Der Kirwamontag in Alfeld bildete den Abschluss der anstrengenden, ereignisreichen Exkursion. Zum Frühschoppen spielten im Gasthof "Berghof" wiederum die Alfelder Musikanten auf, auch diesmal zeitweilig unterstützt von Georg Mauls Enkel Maximilan an der Klarinette. Im "Scharfen Eck" spielten - nun schon alte Bekannte - die Jura Musikanten. Es gab für die Studierenden die Möglichkeit zu Nachfragen, zu weiteren Beobachtungen und zum Vergleich, sowie zu Befragungen in der Bevölkerung. Überall begegneten die Alfelder und ihre Kirwa-Gäste den österreichischen Forschern freundlich, offen und hilfsbereit. Sogar beim "Zurechtmachen" der "Roußerer" durften sie dabei sein. Nach dem Zug der Kirwagesellschaft vom "Berhof" ins Dorf begann eine lange Wartezeit, bis die Kirwapaare endlich zum "Austanzen" aufzogen. Nachdem der neue "Houterer" gefunden war, machten wir uns auf den Heimweg. In den kommenden Wochen werden die Fotos, Filme und Tonaufnahmen ausgewertet, mit den Protokollen abgeglichen und zu einer Abschlussarbeit vereinigt. Einige Bachelor-Arbeiten werden entstehen. Und dann gibt's vielleicht einen fränkischen Gegenbesuch in Wien.

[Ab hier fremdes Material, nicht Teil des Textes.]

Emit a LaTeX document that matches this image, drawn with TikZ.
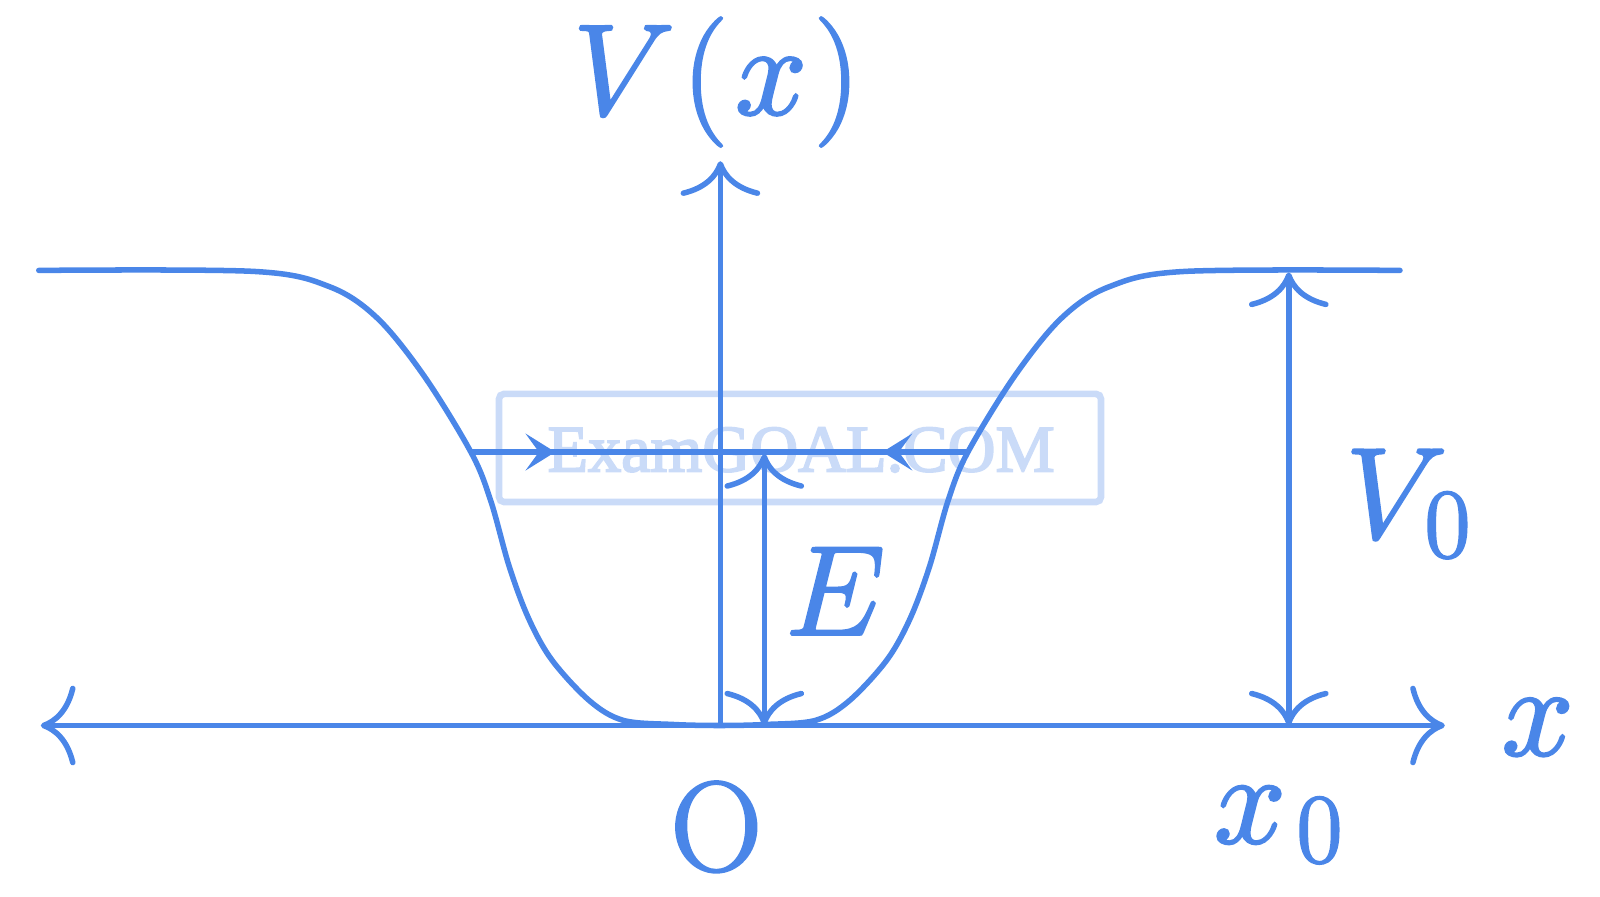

Am gestrigen Kirchweihsonntag in Uffenheim gab es ein Novum: Der Arbeitskreis Innenstadt hatte fränkische Volksmusikgruppen eingeladen, die an verschiedenen Plätzen der Innenstadt musizierten und sangen. Ziel der Veranstaltung war, Kirchweihgäste vom Festgelände am Stadtrand in die Innenstadt zu locken, wo Gasthäuser und Geschäfte geöffnet hatten. Die Forschungsstelle für fränkische Volksmusik lud zum "Tag der offenen Tür" ein. Im Auftrag des Bayerischen Landesvereins für Heimatpflege e.V. sang in unserem Aufenthaltsraum Eberhard Hofmann mehrere Stunden lang mit vielen Besuchern fränkische Lieder.
Zwischen 13.30 und 17.30 waren die Räume der Forschungsstelle voll wie selten zuvor. Da waren Uffenheimer, die das Haus einmal von innen sehen wollten, Volksmusikfans, die dringend nach bestimmten Liedern suchten, Gäste, die Material für das Archiv abgeben wollten und Interessierte, die einfach wissen wollten, was wir hier so arbeiten. Wir waren überwältigt von dem großen Zuspruch und danken herzlich für jeden Besuch!